UAE: 25% US tariffs on India likely to weaken rupee further, boost remittance
For non-resident Indians (NRIs) in the UAE and other countries, this depreciation presents an opportunity — they will be able to remit more money to India, capitalising on favourable exchange rates.
The Indian rupee has already been on a declining trend, losing nearly one rupee against the UAE dirham over the past two months — falling from 22.9 in early May to 23.89 by July 31. With the new tariffs set to take effect from August 1, analysts expect the rupee to drop further, potentially hitting 24 against the dirham.

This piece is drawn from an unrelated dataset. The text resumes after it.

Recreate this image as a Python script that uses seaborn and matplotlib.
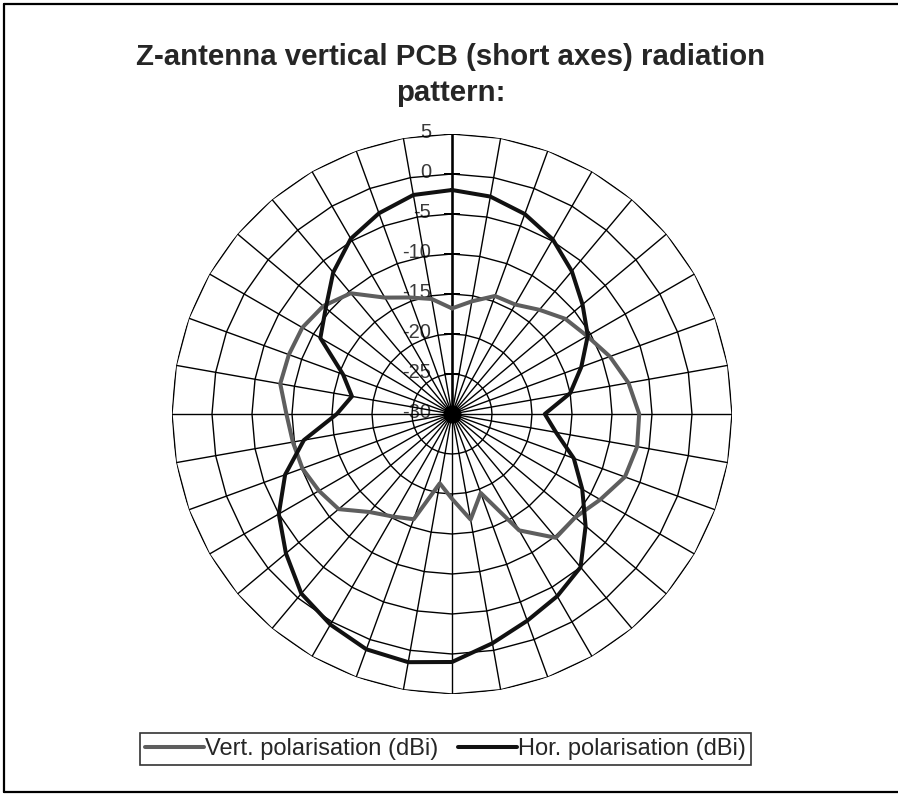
import numpy as np
import pandas as pd
import matplotlib.pyplot as plt
from matplotlib.lines import Line2D
import seaborn as sns

sns.set_style("white")
plt.rcParams['font.family'] = ['Liberation Sans', 'DejaVu Sans']

# Data (dBi every 10 deg, clockwise from top)
angles_deg = list(range(0, 360, 10))
vert_pol = [-16.8, -15.7, -14.3, -14.2, -13.0, -11.5, -10.5, -9.0, -7.6, -6.6,
            -6.5, -7.0, -8.6, -9.9, -9.8, -13.2, -19.5, -16.6, -19.4, -21.2,
            -16.0, -15.2, -14.0, -11.5, -10.8, -10.1, -9.8, -9.3, -8.2, -8.3,
            -8.4, -9.0, -10.3, -13.2, -14.5, -15.4]
hor_pol = [-2.0, -2.4, -3.4, -4.8, -6.7, -8.7, -10.4, -12.8, -15.0, -18.4,
           -16.8, -13.8, -11.2, -8.2, -5.0, -3.7, -2.5, -0.9, 1.0, 1.5,
           1.3, 0.4, -0.7, -2.9, -5.0, -7.8, -11.2, -15.6, -17.3, -15.5,
           -11.0, -9.4, -6.9, -4.7, -3.3, -2.2]
series_names = ['Vert. polarisation (dBi)', 'Hor. polarisation (dBi)']
r_ticks = [5, 0, -5, -10, -15, -20, -25, -30]

# long table, loops closed
theta = np.deg2rad(angles_deg + [360])
rows = []
for name, vals in zip(series_names, [vert_pol, hor_pol]):
    for t, v in zip(theta, vals + [vals[0]]):
        rows.append({'theta': t, 'dBi': v, 'series': name})
df = pd.DataFrame(rows)

fig = plt.figure(figsize=(8.98, 7.94), dpi=100)
ax = fig.add_axes([172/898, 100/794, 560/898, 560/794], projection='polar')
ax.set_theta_zero_location('N')
ax.set_theta_direction(-1)
ax.set_ylim(-30, 5)
ax.grid(False)
ax.spines['polar'].set_visible(False)
ax.set_xticks([])
ax.set_yticks([])
ax.patch.set_alpha(0)

# radar grid: polygon rings + spokes
for v in r_ticks[:-1]:
    ax.plot(theta, [v] * len(theta), color='black', lw=1.0, zorder=2)
for a in np.deg2rad(angles_deg):
    ax.plot([a, a], [-30, 5], color='black', lw=1.0, zorder=2)
ax.plot([0, 0], [-30, 5], color='black', lw=1.8, zorder=2)
ax.plot([0] * len(r_ticks), r_ticks, ls='none', marker='_', ms=11,
        mew=1.4, color='black', zorder=2)
ax.plot([0], [-30], marker='o', ms=12, color='black', zorder=2)

for v in r_ticks:
    ax.annotate(str(v), xy=(0, v), xytext=(-15, 1), textcoords='offset points',
                ha='right', va='center', fontsize=14.5, color='#3a3a3a', zorder=1)

palette = {series_names[0]: '#5e5e5e', series_names[1]: '#111111'}
sns.lineplot(data=df, x='theta', y='dBi', hue='series', palette=palette,
             sort=False, estimator=None, linewidth=2.9, ax=ax, legend=False,
             zorder=3)
ax.set_xlabel('')
ax.set_ylabel('')
ax.set_ylim(-30, 5)

# title
fig.text(451/898, 1 - 57/794, 'Z-antenna vertical PCB (short axes) radiation',
         ha='center', va='center', fontsize=21.2, fontweight='bold')
fig.text(451/898, 1 - 93/794, 'pattern:',
         ha='center', va='center', fontsize=21.2, fontweight='bold')

# legend
handles = [Line2D([], [], color=palette[n], lw=2.9) for n in series_names]
leg = fig.legend(handles, series_names, loc='center',
                 bbox_to_anchor=(445.5/898, 1 - 749/794), ncol=2,
                 frameon=True, fancybox=False, edgecolor='black', fontsize=17,
                 handlelength=2.5, handletextpad=0.05, columnspacing=0.8,
                 borderpad=0.22, borderaxespad=0)
leg.get_frame().set_linewidth(1.2)

# outer chart border
fig.add_artist(Line2D([4/898, 4/898], [1 - 4/794, 1 - 792/794], color='black', lw=1.6))
fig.add_artist(Line2D([4/898, 1], [1 - 4/794, 1 - 4/794], color='black', lw=1.6))
fig.add_artist(Line2D([4/898, 1], [1 - 792/794, 1 - 792/794], color='black', lw=1.6))

fig.savefig('out.png', dpi=100)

'The rupee has the potential to weaken to 24 as it comes under pressure from US President Donald Trump's tariff decision,' said Vijay Valecha, chief investment officer at Century Financial. 'This opens a window for NRIs to remit funds at more favorable rates. A strengthening US dollar is compounding the rupee's weakness, and we could see a surge in remittances as NRIs look to maximise value.'
Valecha also noted that the likelihood of further interest rate cuts in India has diminished despite inflation hitting a six-year low. 'After the RBI surprised markets with a 50-basis-point cut in June, most economists weren't expecting a follow-up. Now, with the rupee under pressure, the case for additional easing has weakened.'
There are an estimated 3.7 million Indian nationals living in the UAE, sending billions of dirhams home annually. As the rupee declines, remittances from the UAE are expected to increase, as NRIs look to take advantage of more favourable exchange rates for personal and investment purposes.
In addition to the 25 per cent tariffs, President Trump has also warned of further, unspecified penalties — citing India's continued purchase of Russian crude oil and military hardware. The White House is aiming to reduce the $42.7 billion trade deficit with New Delhi by pressuring India to boost imports from the US, possibly at the expense of its deals with Moscow. However, Trump has left the door open for negotiations, suggesting a trade agreement may still be in the works.
NRI investments in Indian stocks
NRIs with exposure to Indian equities or who run export businesses may face short-term headwinds.
'Exporters operating in sectors with significant US demand could see their profit margins shrink, and demand could soften due to higher prices,' said Valecha. 'NRIs who have invested in Indian firms with heavy US exposure — particularly in IT, pharma, and manufacturing — may also see pressure on their portfolios.'
Indian stock markets have reacted negatively to the tariff announcement. 'This pressure is likely to continue until a trade deal is finalised — possibly by September or October,' Valecha added. 'The risk appears to be partly priced in already, with US-exposed Indian equities underperforming the broader market.'
According to data from Century Financial as of July 29, the market capitalisation of US-exposed Indian companies is around 16 per cent lower than the benchmark index.
Despite short-term volatility, Valecha remains optimistic about the long-term outlook for Indian equities, citing strong fundamentals and economic growth.
Costlier Indian exports
The new tariffs will make Indian exports more expensive in the US market.
'A 25 per cent tariff increase essentially raises the cost of Indian goods for American consumers,' Valecha explained. 'This could discourage purchases of Indian products, especially in price-sensitive sectors like textiles, auto parts, and consumer goods.'
Exporters may be forced to absorb these additional costs rather than pass them on to buyers, in order to stay competitive and avoid losing market share.
'If American buyers switch to cheaper alternatives, India's export-focused industries may need to seek new markets or restructure their supply chains to offset potential losses,' he concluded.